Listen to part of a lecture in a music history class.
So, I just finish reviewing your papers on the influence of nationalism of composers' music.
And initially, I was surprised that none of you chose to write about Bella Bartok.
That isn't until I remembered that we haven't had a chance to discuss him in the class yet.
He was a wonderful and ground-breaking composer.
Bella Bartok was a Hungarian whose life stretched from the late 19th century to the middle of 20th century.
But he was not a fan of the romantic style of music that was popular in his homeland during his youth.
Wait, Hungary wasn't a country in 1900, was it?
You're right, I should have been clear.
Bartok was born in Austria- Hungary, a nation that broke apart when he was 40 years old.
Actually the town where he was born is presently part of Romania.
The political history of that region is complex.
Suffice it to say, Bartok is generally known as a Hungarian composer.
So, during Bartok's youth, the music played in the concert halls of the Austria-Hungary was dominated by romantic pieces by mostly German composers.
We discussed the romantic style last week.
These pieces were long and lyrical.
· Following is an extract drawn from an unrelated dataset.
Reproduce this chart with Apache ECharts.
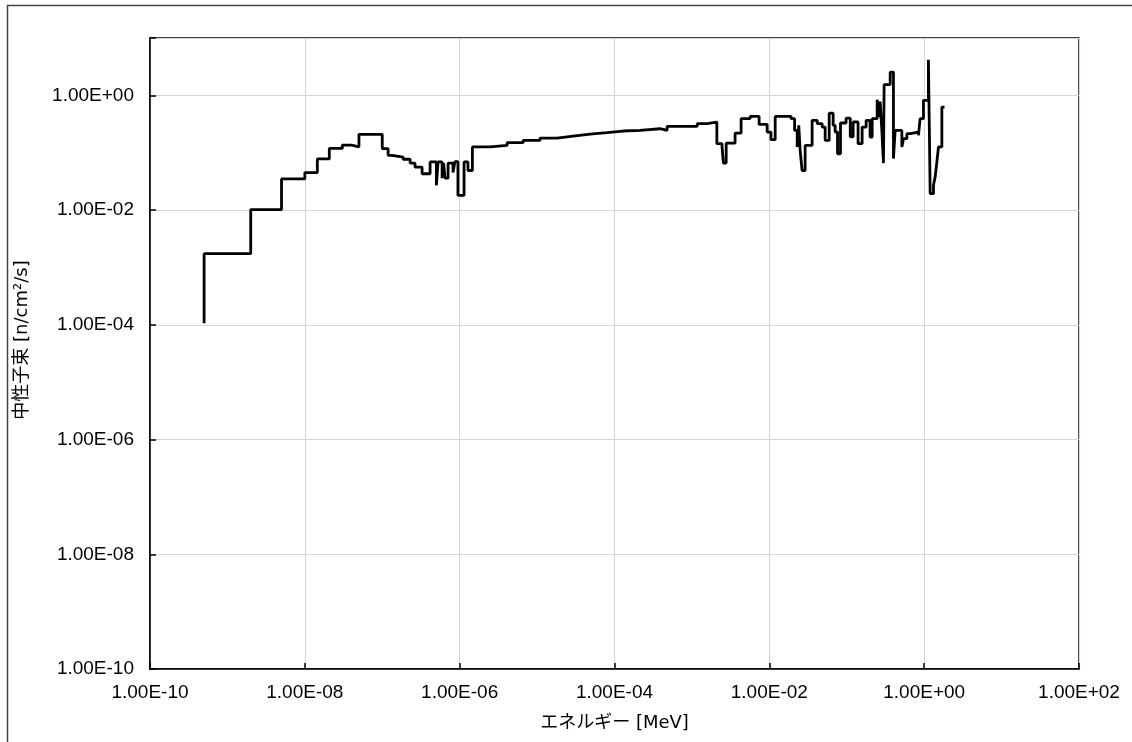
<!DOCTYPE html>
<html><head><meta charset="utf-8">
<script src="https://cdn.jsdelivr.net/npm/echarts@6/dist/echarts.min.js"></script>
<style>html,body{margin:0;padding:0;background:#fff}#c{width:1132px;height:742px}</style>
</head><body><div id="c"></div>
<script>
// Step-plot points: energy [MeV] and neutron flux [n/cm2/s]
const energy = [
  5e-10, 5e-10, 2.0e-9, 5.0e-9, 1.0e-8, 1.45e-8, 2.07e-8, 3.05e-8, 4.0e-8, 5.0e-8,
  1.0e-7, 1.19e-7, 1.34e-7, 1.86e-7, 2.29e-7, 2.65e-7, 3.27e-7, 4.15e-7, 5.0e-7, 5.26e-7,
  5.93e-7, 6.2e-7, 6.47e-7, 7.08e-7, 8.2e-7, 8.7e-7, 9.5e-7, 1.14e-6, 1.28e-6, 1.46e-6,
  2.47e-6, 4.1e-6, 6.6e-6, 1.09e-5, 1.81e-5, 2.92e-5, 4.84e-5, 8.0e-5, 1.29e-4, 2.14e-4,
  3.88e-4, 4.78e-4, 1.17e-3, 1.57e-3, 2.10e-3, 2.45e-3, 2.55e-3, 2.77e-3, 3.61e-3, 4.32e-3,
  5.65e-3, 7.38e-3, 9.37e-3, 1.05e-2, 1.19e-2, 1.91e-2, 2.12e-2, 2.29e-2, 2.40e-2, 2.50e-2,
  2.65e-2, 2.90e-2, 3.57e-2, 4.15e-2, 4.81e-2, 5.26e-2, 5.93e-2, 6.67e-2, 7.08e-2, 7.6e-2,
  8.3e-2, 9.8e-2, 0.111, 0.121, 0.140, 0.158, 0.178, 0.200, 0.213, 0.247,
  0.262, 0.270, 0.284, 0.298, 0.304, 0.364, 0.401, 0.422, 0.515, 0.541,
  0.598, 0.660, 0.844, 0.887, 0.979, 1.135, 1.196, 1.319, 1.387, 1.459,
  1.531, 1.693, 1.83
];
const flux = [
  1.06e-4, 1.74e-3, 1.02e-2, 0.035, 0.045, 0.078, 0.119, 0.136, 0.126, 0.209,
  0.118, 0.090, 0.084, 0.077, 0.066, 0.056, 0.043, 0.069, 0.027, 0.069,
  0.036, 0.066, 0.036, 0.066, 0.045, 0.070, 0.018, 0.069, 0.049, 0.126,
  0.134, 0.150, 0.164, 0.180, 0.195, 0.211, 0.224, 0.239, 0.245, 0.262,
  0.245, 0.288, 0.321, 0.343, 0.144, 0.126, 0.066, 0.147, 0.220, 0.392,
  0.430, 0.312, 0.229, 0.169, 0.430, 0.392, 0.245, 0.126, 0.300, 0.110,
  0.049, 0.134, 0.367, 0.321, 0.280, 0.164, 0.490, 0.300, 0.230, 0.096,
  0.330, 0.400, 0.190, 0.343, 0.144, 0.280, 0.367, 0.188, 0.392, 0.840,
  0.420, 0.780, 0.245, 0.066, 1.54, 2.55, 0.079, 0.245, 0.126, 0.176,
  0.215, 0.229, 0.201, 0.392, 0.818, 4.19, 0.0193, 0.027, 0.038, 0.069,
  0.126, 0.625, 0.625
];
const xTickLabels = ['1.00E-10','1.00E-08','1.00E-06','1.00E-04','1.00E-02','1.00E+00','1.00E+02'];
const yTickLabels = ['1.00E-10','1.00E-08','1.00E-06','1.00E-04','1.00E-02','1.00E+00'];
const xTitle = 'エネルギー [MeV]';
const yTitle = '中性子束 [n/cm²/s]';

const FONT = '"Liberation Sans", "Noto Sans CJK JP", sans-serif';
const TITLE_FONT = '"DejaVu Sans", "Noto Sans CJK JP", sans-serif';
function labelFrom(list) {
  return function (v) {
    const e = Math.round(Math.log10(v));
    const i = (e + 10) / 2;
    return (Number.isInteger(i) && list[i]) ? list[i] : '';
  };
}
const chart = echarts.init(document.getElementById('c'), null, {renderer: 'canvas'});
const axisCommon = {
  type: 'log', logBase: 10, interval: 2,
  axisLine: {show: true, lineStyle: {color: '#000', width: 1.5}},
  axisTick: {show: true, inside: true, length: 6, lineStyle: {color: '#000', width: 1.5}},
  splitLine: {show: true, lineStyle: {color: '#d6d6d6', width: 1.2}},
  minorTick: {show: false}, minorSplitLine: {show: false}
};
chart.setOption({
  backgroundColor: '#fff',
  animation: false,
  grid: {left: 150, top: 38, right: 53, bottom: 73, show: true, borderColor: '#000', borderWidth: 1.5, containLabel: false},
  graphic: [
    {type: 'rect', left: 5, top: 3, shape: {x: 0, y: 0, width: 1200, height: 800}, style: {fill: 'none', stroke: '#444', lineWidth: 1.5}, z: -10},
    {type: 'text', x: 22, y: 340, rotation: Math.PI / 2, style: {text: yTitle, font: '18px ' + TITLE_FONT, fill: '#000', align: 'center', verticalAlign: 'middle'}}
  ],
  xAxis: Object.assign({}, axisCommon, {
    min: 1e-10, max: 1e2,
    axisLabel: {formatter: labelFrom(xTickLabels), color: '#000', fontFamily: FONT, fontSize: 19, margin: 14},
    name: xTitle, nameLocation: 'middle', nameGap: 45,
    nameTextStyle: {color: '#000', fontFamily: TITLE_FONT, fontSize: 18}
  }),
  yAxis: Object.assign({}, axisCommon, {
    min: 1e-10, max: 10,
    axisLabel: {formatter: labelFrom(yTickLabels), color: '#000', fontFamily: FONT, fontSize: 19, margin: 16}
  }),
  series: [{
    type: 'line', step: 'end', showSymbol: false, symbol: 'none',
    data: energy.map((e, i) => [e, flux[i]]),
    lineStyle: {color: '#000', width: 2.8}, itemStyle: {color: '#000'}
  }]
});
</script>
</body></html>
They were meant to have a sort of grandeur about them.
And in the early 1900 composers worked in the romantic style were most popular in Austria-Hungary.
But Bartok, he was part of the musical community that was trying to change this.
And it led him to, well, the first thing it did was lead him to travel, he looked to the countryside for the music of the farmers and the people who lived in the small towns.
And their music, well, you can say he discovered the music that was popular in those areas.
What do you mean?
Well, all the music we've been talking about the past few weeks it really was all in the cities.
That's where the composers and the orchestras were.
Out in remote areas of the countryside in rural locations, music was more traditional.
The same song was enjoyed by previous generations.